* begin *

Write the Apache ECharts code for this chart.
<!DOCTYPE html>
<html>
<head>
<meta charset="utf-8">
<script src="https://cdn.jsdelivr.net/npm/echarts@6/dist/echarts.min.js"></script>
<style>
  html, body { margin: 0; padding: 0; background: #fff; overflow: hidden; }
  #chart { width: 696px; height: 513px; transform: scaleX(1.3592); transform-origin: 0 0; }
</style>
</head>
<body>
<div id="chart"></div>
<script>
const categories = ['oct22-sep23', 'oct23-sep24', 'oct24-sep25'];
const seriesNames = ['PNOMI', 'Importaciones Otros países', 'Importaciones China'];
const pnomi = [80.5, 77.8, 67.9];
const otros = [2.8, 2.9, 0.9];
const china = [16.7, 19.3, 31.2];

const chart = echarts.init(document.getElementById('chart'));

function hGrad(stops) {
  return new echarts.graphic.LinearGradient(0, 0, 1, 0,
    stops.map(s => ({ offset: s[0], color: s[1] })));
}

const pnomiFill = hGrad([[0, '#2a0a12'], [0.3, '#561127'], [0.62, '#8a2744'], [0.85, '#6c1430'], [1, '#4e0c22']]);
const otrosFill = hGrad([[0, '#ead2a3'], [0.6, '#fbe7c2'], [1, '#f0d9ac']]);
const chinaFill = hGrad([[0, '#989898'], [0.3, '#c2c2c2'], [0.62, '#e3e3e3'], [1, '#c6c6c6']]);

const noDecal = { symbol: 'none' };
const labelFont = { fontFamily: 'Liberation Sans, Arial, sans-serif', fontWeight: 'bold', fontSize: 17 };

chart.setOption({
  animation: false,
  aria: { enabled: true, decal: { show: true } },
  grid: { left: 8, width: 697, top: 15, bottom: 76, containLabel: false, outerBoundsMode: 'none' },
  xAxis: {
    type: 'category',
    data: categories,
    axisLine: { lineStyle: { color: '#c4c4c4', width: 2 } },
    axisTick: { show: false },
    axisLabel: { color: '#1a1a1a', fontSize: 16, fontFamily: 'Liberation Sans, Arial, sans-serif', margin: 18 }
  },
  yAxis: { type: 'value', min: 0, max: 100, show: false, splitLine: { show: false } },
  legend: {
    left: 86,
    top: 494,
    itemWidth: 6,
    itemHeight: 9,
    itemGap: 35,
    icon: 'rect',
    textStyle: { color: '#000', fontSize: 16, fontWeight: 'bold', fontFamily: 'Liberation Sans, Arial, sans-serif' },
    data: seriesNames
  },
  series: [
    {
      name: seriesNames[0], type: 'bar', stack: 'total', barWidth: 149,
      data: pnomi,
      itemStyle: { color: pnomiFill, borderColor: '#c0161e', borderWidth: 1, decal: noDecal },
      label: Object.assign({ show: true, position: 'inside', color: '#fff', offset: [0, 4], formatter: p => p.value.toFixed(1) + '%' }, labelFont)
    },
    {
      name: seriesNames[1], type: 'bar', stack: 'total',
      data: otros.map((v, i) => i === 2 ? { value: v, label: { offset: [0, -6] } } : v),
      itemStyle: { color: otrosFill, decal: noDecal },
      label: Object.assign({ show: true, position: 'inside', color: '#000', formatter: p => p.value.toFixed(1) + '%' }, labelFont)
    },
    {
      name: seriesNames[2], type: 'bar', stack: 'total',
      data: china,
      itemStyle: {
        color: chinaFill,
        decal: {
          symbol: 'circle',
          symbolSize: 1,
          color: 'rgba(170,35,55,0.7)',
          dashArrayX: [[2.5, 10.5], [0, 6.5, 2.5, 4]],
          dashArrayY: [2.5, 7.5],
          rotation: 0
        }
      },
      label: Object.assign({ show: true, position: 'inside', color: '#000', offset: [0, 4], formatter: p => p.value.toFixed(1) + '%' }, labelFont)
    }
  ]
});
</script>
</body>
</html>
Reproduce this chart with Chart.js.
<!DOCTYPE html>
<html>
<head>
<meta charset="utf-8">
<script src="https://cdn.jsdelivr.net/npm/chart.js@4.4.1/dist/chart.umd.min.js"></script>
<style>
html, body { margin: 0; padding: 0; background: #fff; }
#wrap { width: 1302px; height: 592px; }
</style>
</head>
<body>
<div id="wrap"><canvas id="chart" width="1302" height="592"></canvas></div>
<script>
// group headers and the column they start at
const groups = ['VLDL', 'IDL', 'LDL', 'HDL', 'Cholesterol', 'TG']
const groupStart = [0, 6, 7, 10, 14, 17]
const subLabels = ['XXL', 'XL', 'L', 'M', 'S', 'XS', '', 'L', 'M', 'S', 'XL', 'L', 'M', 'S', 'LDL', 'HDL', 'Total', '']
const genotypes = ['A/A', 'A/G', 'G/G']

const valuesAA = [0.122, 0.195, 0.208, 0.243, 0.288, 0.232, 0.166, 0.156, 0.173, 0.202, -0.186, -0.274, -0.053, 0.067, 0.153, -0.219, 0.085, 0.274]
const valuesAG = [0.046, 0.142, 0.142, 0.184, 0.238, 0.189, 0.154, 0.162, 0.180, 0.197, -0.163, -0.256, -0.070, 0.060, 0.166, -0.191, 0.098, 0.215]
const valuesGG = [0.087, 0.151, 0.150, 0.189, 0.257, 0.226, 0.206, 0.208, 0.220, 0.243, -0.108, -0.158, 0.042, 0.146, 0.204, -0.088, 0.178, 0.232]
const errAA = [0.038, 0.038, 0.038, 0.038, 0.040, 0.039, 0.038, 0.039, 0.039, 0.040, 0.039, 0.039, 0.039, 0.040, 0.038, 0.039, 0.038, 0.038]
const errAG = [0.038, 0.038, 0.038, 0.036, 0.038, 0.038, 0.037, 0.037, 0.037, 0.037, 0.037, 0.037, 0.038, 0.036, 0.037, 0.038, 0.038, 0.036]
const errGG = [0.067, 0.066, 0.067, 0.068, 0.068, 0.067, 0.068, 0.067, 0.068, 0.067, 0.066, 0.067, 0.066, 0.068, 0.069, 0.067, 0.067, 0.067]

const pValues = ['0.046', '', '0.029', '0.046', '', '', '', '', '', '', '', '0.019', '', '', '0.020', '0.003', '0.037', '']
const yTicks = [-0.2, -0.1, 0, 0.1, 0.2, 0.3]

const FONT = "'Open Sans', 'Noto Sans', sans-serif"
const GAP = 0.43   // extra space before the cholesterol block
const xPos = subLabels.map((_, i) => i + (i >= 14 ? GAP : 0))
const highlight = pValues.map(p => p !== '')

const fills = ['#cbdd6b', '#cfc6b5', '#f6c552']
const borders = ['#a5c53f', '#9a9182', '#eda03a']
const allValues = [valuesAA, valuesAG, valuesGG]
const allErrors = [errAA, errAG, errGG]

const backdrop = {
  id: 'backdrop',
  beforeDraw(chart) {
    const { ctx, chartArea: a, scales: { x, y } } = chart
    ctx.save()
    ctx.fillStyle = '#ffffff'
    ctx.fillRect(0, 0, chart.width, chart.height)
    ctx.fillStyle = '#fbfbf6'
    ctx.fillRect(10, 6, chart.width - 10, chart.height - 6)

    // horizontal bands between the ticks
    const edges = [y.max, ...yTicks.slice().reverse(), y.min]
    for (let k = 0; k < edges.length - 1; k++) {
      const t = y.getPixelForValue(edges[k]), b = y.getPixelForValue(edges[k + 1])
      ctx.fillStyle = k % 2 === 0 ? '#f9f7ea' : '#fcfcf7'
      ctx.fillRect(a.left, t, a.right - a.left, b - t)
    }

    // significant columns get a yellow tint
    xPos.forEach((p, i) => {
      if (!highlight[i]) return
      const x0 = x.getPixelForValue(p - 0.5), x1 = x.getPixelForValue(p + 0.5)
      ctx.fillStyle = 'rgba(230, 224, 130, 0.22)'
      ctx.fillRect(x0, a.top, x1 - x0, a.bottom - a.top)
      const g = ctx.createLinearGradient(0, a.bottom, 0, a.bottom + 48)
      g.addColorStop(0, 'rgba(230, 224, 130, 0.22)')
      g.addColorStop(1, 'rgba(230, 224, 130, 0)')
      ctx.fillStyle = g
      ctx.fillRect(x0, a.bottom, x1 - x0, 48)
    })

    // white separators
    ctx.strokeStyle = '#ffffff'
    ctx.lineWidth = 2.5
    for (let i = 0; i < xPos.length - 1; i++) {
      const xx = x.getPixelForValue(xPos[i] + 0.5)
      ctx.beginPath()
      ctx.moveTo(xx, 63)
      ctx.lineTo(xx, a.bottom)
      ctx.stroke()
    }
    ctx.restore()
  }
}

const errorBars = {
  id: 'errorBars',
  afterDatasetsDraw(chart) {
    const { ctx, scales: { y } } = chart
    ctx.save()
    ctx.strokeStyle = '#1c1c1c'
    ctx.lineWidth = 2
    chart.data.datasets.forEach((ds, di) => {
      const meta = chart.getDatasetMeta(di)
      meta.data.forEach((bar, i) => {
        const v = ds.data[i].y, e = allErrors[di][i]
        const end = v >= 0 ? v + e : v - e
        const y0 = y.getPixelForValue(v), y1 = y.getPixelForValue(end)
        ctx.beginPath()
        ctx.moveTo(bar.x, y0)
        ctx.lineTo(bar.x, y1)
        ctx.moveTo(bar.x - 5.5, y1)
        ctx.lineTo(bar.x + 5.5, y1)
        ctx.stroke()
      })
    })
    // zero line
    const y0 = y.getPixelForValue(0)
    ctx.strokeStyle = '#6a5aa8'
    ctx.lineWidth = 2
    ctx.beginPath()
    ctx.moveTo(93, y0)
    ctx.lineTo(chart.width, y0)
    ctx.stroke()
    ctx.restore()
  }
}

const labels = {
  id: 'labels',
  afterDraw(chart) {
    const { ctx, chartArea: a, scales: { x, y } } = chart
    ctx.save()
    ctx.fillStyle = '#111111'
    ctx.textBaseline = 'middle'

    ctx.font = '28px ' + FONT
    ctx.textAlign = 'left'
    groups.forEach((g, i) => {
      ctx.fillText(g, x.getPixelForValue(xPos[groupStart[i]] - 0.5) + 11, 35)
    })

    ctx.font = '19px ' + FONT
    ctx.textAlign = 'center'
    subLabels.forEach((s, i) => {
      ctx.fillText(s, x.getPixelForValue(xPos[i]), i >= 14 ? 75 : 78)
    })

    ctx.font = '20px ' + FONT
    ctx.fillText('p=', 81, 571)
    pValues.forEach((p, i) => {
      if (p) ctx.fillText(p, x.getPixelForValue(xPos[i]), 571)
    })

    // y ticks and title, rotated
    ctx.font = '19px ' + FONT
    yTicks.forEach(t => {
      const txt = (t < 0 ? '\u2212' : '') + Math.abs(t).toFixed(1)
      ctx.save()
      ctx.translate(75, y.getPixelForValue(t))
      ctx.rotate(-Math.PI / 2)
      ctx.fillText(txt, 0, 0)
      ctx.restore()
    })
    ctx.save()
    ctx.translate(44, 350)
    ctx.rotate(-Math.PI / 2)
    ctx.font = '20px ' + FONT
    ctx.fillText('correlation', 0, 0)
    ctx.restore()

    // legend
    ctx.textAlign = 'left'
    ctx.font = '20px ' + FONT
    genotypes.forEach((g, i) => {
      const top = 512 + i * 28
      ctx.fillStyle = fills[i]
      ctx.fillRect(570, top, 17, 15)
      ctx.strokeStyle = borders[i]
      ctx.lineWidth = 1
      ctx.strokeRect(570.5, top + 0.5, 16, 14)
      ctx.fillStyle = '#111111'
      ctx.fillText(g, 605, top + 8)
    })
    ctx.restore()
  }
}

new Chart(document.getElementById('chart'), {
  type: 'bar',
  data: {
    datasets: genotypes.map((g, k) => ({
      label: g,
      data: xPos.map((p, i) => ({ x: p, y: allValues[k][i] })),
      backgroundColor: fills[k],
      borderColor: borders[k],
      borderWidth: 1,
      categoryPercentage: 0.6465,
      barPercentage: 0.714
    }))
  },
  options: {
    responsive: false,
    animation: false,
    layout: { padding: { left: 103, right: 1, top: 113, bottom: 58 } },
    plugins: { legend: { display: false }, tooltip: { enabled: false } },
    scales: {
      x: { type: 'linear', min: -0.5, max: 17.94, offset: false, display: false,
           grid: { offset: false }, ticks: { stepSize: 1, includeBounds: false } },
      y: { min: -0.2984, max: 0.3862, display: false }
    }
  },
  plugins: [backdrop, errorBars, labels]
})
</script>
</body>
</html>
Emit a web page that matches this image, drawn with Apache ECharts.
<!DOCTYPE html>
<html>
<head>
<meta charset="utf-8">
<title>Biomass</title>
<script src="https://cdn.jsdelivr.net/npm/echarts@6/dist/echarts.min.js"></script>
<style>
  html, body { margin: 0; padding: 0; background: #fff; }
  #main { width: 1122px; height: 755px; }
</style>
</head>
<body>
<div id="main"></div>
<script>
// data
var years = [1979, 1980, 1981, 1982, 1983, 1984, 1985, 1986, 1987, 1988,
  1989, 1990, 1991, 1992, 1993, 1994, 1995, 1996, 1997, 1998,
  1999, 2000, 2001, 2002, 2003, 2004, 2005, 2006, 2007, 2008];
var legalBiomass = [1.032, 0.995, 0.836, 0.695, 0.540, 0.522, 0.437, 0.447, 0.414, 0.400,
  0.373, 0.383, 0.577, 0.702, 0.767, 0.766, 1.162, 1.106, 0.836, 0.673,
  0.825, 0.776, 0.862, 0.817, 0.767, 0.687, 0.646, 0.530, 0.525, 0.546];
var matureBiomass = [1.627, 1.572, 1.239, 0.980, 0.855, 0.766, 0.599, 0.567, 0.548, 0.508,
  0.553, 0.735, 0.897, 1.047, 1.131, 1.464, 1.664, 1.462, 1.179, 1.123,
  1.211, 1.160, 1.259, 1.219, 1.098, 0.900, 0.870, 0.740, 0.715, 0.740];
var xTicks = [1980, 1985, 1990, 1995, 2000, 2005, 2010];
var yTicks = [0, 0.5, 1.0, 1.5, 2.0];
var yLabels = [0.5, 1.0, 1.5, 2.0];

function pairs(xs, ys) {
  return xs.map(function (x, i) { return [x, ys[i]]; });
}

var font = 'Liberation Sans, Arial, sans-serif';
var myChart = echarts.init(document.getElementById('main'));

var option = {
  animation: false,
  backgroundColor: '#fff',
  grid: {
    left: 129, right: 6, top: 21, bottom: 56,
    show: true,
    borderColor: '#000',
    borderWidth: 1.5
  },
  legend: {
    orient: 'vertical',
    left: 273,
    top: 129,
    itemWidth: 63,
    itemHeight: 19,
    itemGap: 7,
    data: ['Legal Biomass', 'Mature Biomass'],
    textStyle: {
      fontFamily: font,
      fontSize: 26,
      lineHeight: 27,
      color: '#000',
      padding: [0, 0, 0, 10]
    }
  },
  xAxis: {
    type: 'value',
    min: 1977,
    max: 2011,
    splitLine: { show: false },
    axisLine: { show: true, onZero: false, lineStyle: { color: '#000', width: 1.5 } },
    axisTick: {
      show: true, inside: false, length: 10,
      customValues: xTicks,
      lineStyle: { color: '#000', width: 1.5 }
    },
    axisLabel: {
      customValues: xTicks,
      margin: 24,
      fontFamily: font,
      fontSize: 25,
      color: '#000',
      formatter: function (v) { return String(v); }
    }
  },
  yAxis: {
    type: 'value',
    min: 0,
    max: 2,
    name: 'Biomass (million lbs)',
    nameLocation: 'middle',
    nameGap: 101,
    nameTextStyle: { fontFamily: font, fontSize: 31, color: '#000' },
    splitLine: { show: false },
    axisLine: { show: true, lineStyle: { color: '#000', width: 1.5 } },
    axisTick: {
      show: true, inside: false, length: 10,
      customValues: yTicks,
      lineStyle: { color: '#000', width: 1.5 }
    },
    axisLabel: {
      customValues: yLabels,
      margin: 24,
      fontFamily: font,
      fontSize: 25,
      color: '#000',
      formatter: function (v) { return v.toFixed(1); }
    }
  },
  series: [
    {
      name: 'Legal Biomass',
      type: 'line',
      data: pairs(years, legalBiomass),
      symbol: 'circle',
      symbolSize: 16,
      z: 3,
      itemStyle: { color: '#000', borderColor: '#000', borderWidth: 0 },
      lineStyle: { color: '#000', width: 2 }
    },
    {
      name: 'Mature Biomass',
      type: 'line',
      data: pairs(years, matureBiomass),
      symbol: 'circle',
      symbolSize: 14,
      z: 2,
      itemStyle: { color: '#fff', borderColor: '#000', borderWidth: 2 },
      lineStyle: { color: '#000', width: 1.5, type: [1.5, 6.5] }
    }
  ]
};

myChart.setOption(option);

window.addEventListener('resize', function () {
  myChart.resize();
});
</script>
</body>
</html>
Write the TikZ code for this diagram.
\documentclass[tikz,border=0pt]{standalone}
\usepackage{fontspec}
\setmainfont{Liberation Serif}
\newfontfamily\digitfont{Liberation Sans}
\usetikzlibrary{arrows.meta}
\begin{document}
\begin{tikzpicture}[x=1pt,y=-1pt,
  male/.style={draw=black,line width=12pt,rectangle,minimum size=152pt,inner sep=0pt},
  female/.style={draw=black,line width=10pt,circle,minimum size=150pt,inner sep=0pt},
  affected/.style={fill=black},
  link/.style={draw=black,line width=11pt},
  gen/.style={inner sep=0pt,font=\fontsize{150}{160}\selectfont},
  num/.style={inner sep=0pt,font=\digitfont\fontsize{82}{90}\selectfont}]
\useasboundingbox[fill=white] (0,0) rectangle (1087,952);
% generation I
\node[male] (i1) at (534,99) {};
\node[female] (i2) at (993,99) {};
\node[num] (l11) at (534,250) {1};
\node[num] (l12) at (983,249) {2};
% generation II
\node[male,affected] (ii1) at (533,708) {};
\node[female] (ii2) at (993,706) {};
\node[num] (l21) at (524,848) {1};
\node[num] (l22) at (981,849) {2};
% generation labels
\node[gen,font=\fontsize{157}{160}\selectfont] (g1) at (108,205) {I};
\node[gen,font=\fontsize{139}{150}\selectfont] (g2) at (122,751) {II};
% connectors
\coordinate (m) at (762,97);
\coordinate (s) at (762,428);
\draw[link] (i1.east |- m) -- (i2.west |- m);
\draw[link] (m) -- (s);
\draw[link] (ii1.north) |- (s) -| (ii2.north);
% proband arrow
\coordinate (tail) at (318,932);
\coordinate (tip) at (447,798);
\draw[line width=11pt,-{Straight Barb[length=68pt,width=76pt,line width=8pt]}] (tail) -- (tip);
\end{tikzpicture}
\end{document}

* end *

▶ _Task prompt_: The first line of the records and every line down to the line with "const china = [16.7, 19.3, 31.2];" must be quoted exactly; leave out all else.

▶ _Result for this exercise_:
Write the Apache ECharts code for this chart.
<!DOCTYPE html>
<html>
<head>
<meta charset="utf-8">
<script src="https://cdn.jsdelivr.net/npm/echarts@6/dist/echarts.min.js"></script>
<style>
  html, body { margin: 0; padding: 0; background: #fff; overflow: hidden; }
  #chart { width: 696px; height: 513px; transform: scaleX(1.3592); transform-origin: 0 0; }
</style>
</head>
<body>
<div id="chart"></div>
<script>
const categories = ['oct22-sep23', 'oct23-sep24', 'oct24-sep25'];
const seriesNames = ['PNOMI', 'Importaciones Otros países', 'Importaciones China'];
const pnomi = [80.5, 77.8, 67.9];
const otros = [2.8, 2.9, 0.9];
const china = [16.7, 19.3, 31.2];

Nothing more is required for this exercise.